__What you need to do__: Transcribe the data in full and exactly, omitting any pictures.

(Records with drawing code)
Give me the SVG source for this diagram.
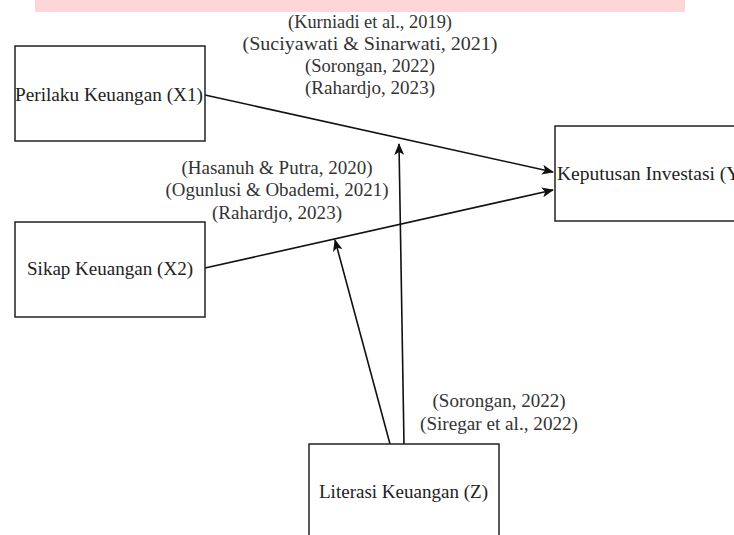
<svg xmlns="http://www.w3.org/2000/svg" width="734" height="535" viewBox="0 0 734 535">
<defs>
<style>
.box{fill:#fff;stroke:#222;stroke-width:1.5}
.t{font-family:"Liberation Serif","Times New Roman",serif;font-size:19px;fill:#222}
.lbl{font-family:"Liberation Serif","Times New Roman",serif;font-size:19px;fill:#333;text-anchor:middle}
.edge{stroke:#111;stroke-width:1.6;fill:none;marker-end:url(#ah)}
</style>
<marker id="ah" viewBox="0 0 12 10" refX="11" refY="5" markerWidth="12" markerHeight="10" markerUnits="userSpaceOnUse" orient="auto">
<path d="M0,0 L12,5 L0,10 L3,5 Z" fill="#111"/>
</marker>
</defs>
<rect width="734" height="535" fill="#fff"/>
<rect x="35" y="0" width="650" height="12" fill="#ffd6d8"/>
<g id="connectors">
<line class="edge" x1="205" y1="95" x2="553" y2="172"/>
<line class="edge" x1="205" y1="268" x2="553" y2="190"/>
<line class="edge" x1="404" y1="444" x2="399" y2="144"/>
<line class="edge" x1="390" y1="444" x2="335" y2="240"/>
</g>
<g id="labels">
<text class="lbl" x="370" y="28" textLength="164" lengthAdjust="spacingAndGlyphs">(Kurniadi et al., 2019)</text>
<text class="lbl" x="370" y="50" textLength="255" lengthAdjust="spacingAndGlyphs">(Suciyawati &amp; Sinarwati, 2021)</text>
<text class="lbl" x="370" y="72" textLength="130" lengthAdjust="spacingAndGlyphs">(Sorongan, 2022)</text>
<text class="lbl" x="370" y="94" textLength="130" lengthAdjust="spacingAndGlyphs">(Rahardjo, 2023)</text>
<text class="lbl" x="277" y="174" textLength="191" lengthAdjust="spacingAndGlyphs">(Hasanuh &amp; Putra, 2020)</text>
<text class="lbl" x="277" y="196" textLength="223" lengthAdjust="spacingAndGlyphs">(Ogunlusi &amp; Obademi, 2021)</text>
<text class="lbl" x="277" y="219" textLength="130" lengthAdjust="spacingAndGlyphs">(Rahardjo, 2023)</text>
<text class="lbl" x="499" y="407" textLength="133" lengthAdjust="spacingAndGlyphs">(Sorongan, 2022)</text>
<text class="lbl" x="499" y="430" textLength="158" lengthAdjust="spacingAndGlyphs">(Siregar et al., 2022)</text>
</g>
<g id="node-x1">
<rect class="box" x="15" y="46" width="190" height="95"/>
<text class="t" x="15" y="101" textLength="188" lengthAdjust="spacingAndGlyphs">Perilaku Keuangan (X1)</text>
</g>
<g id="node-x2">
<rect class="box" x="15" y="222" width="190" height="95"/>
<text class="t" x="27" y="275" textLength="166" lengthAdjust="spacingAndGlyphs">Sikap Keuangan (X2)</text>
</g>
<g id="node-y">
<rect class="box" x="555" y="126" width="200" height="95"/>
<text class="t" x="557" y="180" textLength="190" lengthAdjust="spacingAndGlyphs">Keputusan Investasi (Y)</text>
</g>
<g id="node-z">
<rect class="box" x="309" y="444" width="190" height="110"/>
<text class="t" x="319" y="498" textLength="169" lengthAdjust="spacingAndGlyphs">Literasi Keuangan (Z)</text>
</g>
</svg>
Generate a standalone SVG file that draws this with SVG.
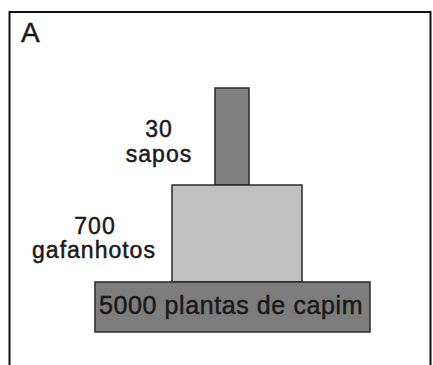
<svg xmlns="http://www.w3.org/2000/svg" width="433" height="365" viewBox="0 0 433 365">
<style>
text{font-family:"Liberation Sans",Arial,sans-serif;fill:#1a1a1a;stroke:#1a1a1a;stroke-width:0.5}
.lbl{font-size:23px;text-anchor:middle;letter-spacing:1px}
.bar{stroke:#2a2a2a;stroke-width:1.5}
</style>
<rect x="0" y="0" width="433" height="365" fill="#ffffff"/>
<g id="frame" fill="none" stroke="#111" stroke-width="2">
<path d="M9.5,365 V12 H430.5 V365"/>
</g>
<text x="21" y="42" font-size="28">A</text>
<g id="level3">
<rect class="bar" x="215" y="88" width="34" height="97" fill="#808080"/>
<text class="lbl" x="159" y="137">30</text>
<text class="lbl" x="159" y="162">sapos</text>
</g>
<g id="level2">
<rect class="bar" x="172" y="185" width="130" height="97" fill="#c0c0c0"/>
<text class="lbl" x="95" y="234">700</text>
<text class="lbl" x="94" y="258">gafanhotos</text>
</g>
<g id="level1">
<rect class="bar" x="95" y="282" width="275" height="50" fill="#7d7d7d"/>
<text class="lbl" x="231" y="314" style="font-size:25px;letter-spacing:0.6px">5000 plantas de capim</text>
</g>
<g id="connectors"/>
</svg>
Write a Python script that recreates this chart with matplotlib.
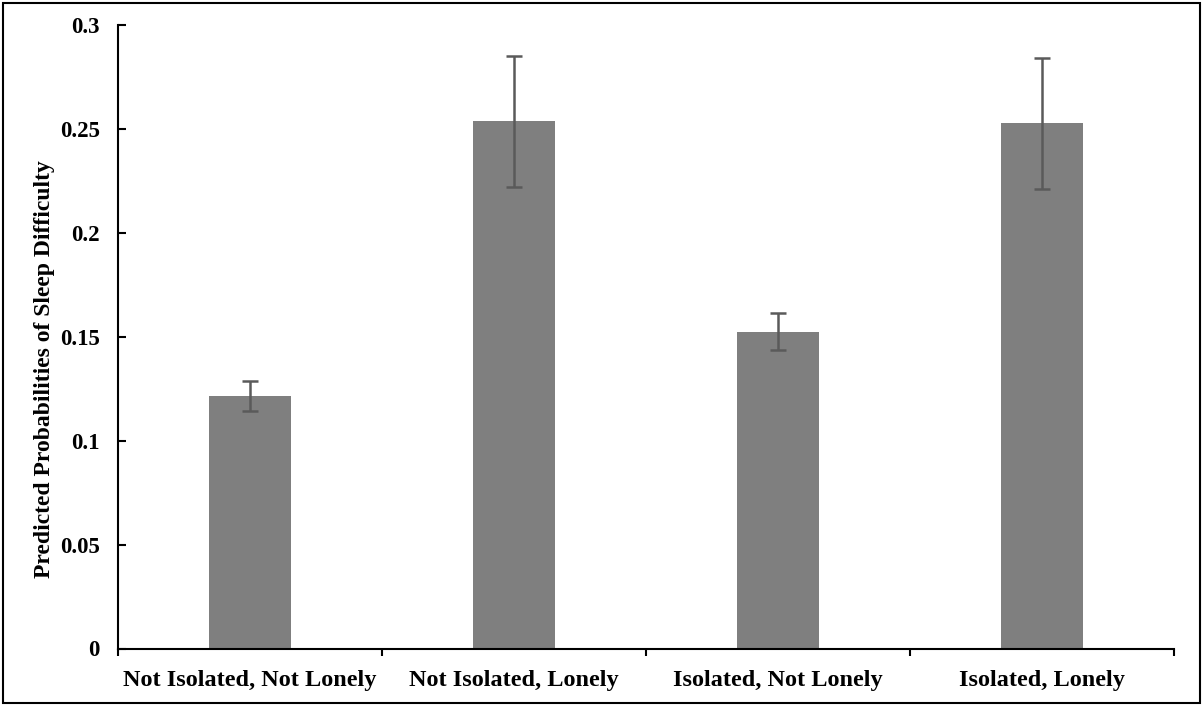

__Exercise response__:
Give me the SVG source for this diagram.
<svg xmlns="http://www.w3.org/2000/svg" width="734" height="535" viewBox="0 0 734 535">
<defs>
<style>
.box{fill:#fff;stroke:#222;stroke-width:1.5}
.t{font-family:"Liberation Serif","Times New Roman",serif;font-size:19px;fill:#222}
.lbl{font-family:"Liberation Serif","Times New Roman",serif;font-size:19px;fill:#333;text-anchor:middle}
.edge{stroke:#111;stroke-width:1.6;fill:none;marker-end:url(#ah)}
</style>
<marker id="ah" viewBox="0 0 12 10" refX="11" refY="5" markerWidth="12" markerHeight="10" markerUnits="userSpaceOnUse" orient="auto">
<path d="M0,0 L12,5 L0,10 L3,5 Z" fill="#111"/>
</marker>
</defs>
<rect width="734" height="535" fill="#fff"/>
<rect x="35" y="0" width="650" height="12" fill="#ffd6d8"/>
<g id="connectors">
<line class="edge" x1="205" y1="95" x2="553" y2="172"/>
<line class="edge" x1="205" y1="268" x2="553" y2="190"/>
<line class="edge" x1="404" y1="444" x2="399" y2="144"/>
<line class="edge" x1="390" y1="444" x2="335" y2="240"/>
</g>
<g id="labels">
<text class="lbl" x="370" y="28" textLength="164" lengthAdjust="spacingAndGlyphs">(Kurniadi et al., 2019)</text>
<text class="lbl" x="370" y="50" textLength="255" lengthAdjust="spacingAndGlyphs">(Suciyawati &amp; Sinarwati, 2021)</text>
<text class="lbl" x="370" y="72" textLength="130" lengthAdjust="spacingAndGlyphs">(Sorongan, 2022)</text>
<text class="lbl" x="370" y="94" textLength="130" lengthAdjust="spacingAndGlyphs">(Rahardjo, 2023)</text>
<text class="lbl" x="277" y="174" textLength="191" lengthAdjust="spacingAndGlyphs">(Hasanuh &amp; Putra, 2020)</text>
<text class="lbl" x="277" y="196" textLength="223" lengthAdjust="spacingAndGlyphs">(Ogunlusi &amp; Obademi, 2021)</text>
<text class="lbl" x="277" y="219" textLength="130" lengthAdjust="spacingAndGlyphs">(Rahardjo, 2023)</text>
<text class="lbl" x="499" y="407" textLength="133" lengthAdjust="spacingAndGlyphs">(Sorongan, 2022)</text>
<text class="lbl" x="499" y="430" textLength="158" lengthAdjust="spacingAndGlyphs">(Siregar et al., 2022)</text>
</g>
<g id="node-x1">
<rect class="box" x="15" y="46" width="190" height="95"/>
<text class="t" x="15" y="101" textLength="188" lengthAdjust="spacingAndGlyphs">Perilaku Keuangan (X1)</text>
</g>
<g id="node-x2">
<rect class="box" x="15" y="222" width="190" height="95"/>
<text class="t" x="27" y="275" textLength="166" lengthAdjust="spacingAndGlyphs">Sikap Keuangan (X2)</text>
</g>
<g id="node-y">
<rect class="box" x="555" y="126" width="200" height="95"/>
<text class="t" x="557" y="180" textLength="190" lengthAdjust="spacingAndGlyphs">Keputusan Investasi (Y)</text>
</g>
<g id="node-z">
<rect class="box" x="309" y="444" width="190" height="110"/>
<text class="t" x="319" y="498" textLength="169" lengthAdjust="spacingAndGlyphs">Literasi Keuangan (Z)</text>
</g>
</svg>
Generate a standalone SVG file that draws this with SVG.
<svg xmlns="http://www.w3.org/2000/svg" width="433" height="365" viewBox="0 0 433 365">
<style>
text{font-family:"Liberation Sans",Arial,sans-serif;fill:#1a1a1a;stroke:#1a1a1a;stroke-width:0.5}
.lbl{font-size:23px;text-anchor:middle;letter-spacing:1px}
.bar{stroke:#2a2a2a;stroke-width:1.5}
</style>
<rect x="0" y="0" width="433" height="365" fill="#ffffff"/>
<g id="frame" fill="none" stroke="#111" stroke-width="2">
<path d="M9.5,365 V12 H430.5 V365"/>
</g>
<text x="21" y="42" font-size="28">A</text>
<g id="level3">
<rect class="bar" x="215" y="88" width="34" height="97" fill="#808080"/>
<text class="lbl" x="159" y="137">30</text>
<text class="lbl" x="159" y="162">sapos</text>
</g>
<g id="level2">
<rect class="bar" x="172" y="185" width="130" height="97" fill="#c0c0c0"/>
<text class="lbl" x="95" y="234">700</text>
<text class="lbl" x="94" y="258">gafanhotos</text>
</g>
<g id="level1">
<rect class="bar" x="95" y="282" width="275" height="50" fill="#7d7d7d"/>
<text class="lbl" x="231" y="314" style="font-size:25px;letter-spacing:0.6px">5000 plantas de capim</text>
</g>
<g id="connectors"/>
</svg>
Write a Python script that recreates this chart with matplotlib.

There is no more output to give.